There aren't many golfers who can say they had far and away their best putting stats ever in their age-38 season. But Louis Oosthuizen can. He had an incredible year that saw him return to the top-10 in the world rankings thanks to three podium finishes in majors — two runners-up and a third. He led the tour in putting by a wide margin, and it came out of the blue. He ranked 50th in SG: putting the season before, 55th before that and 121st before that. It's not hard to envision putting regression this season, and therefore overall regression. In fact, we even started to see  putting regression in the latter part of the last season. Oosthuizen is still a well-rounded world-class player. But more of a top-25 player at this point than top-10.

— Len Hochberg

Jason Kokrak

Kokrak had a breakthrough season — a career year, really — in his age-36 season. That doesn't happen often.

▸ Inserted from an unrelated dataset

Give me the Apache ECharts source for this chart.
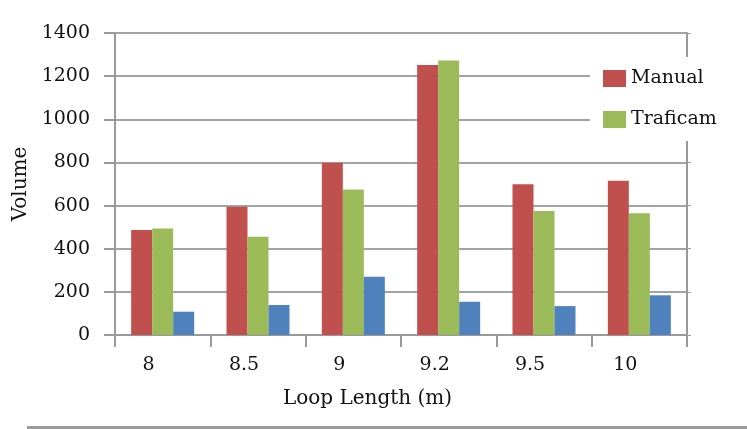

He won for the first two times on the PGA Tour and climbed into the top 25 in the world rankings. What happened? Well, he became an elite putter, and it came out of nowhere, ranking in the top-10 on tour after years well outside the top 100. But we have seen since his second win at Colonial and May, there has been severe putting regression. Further, the season was top heavy with the two wins. Otherwise, he had nothing better than an eighth-place finish, and only six other top-25s. After Colonial, the rest of the season went southward, with only one top-25 in his next six starts.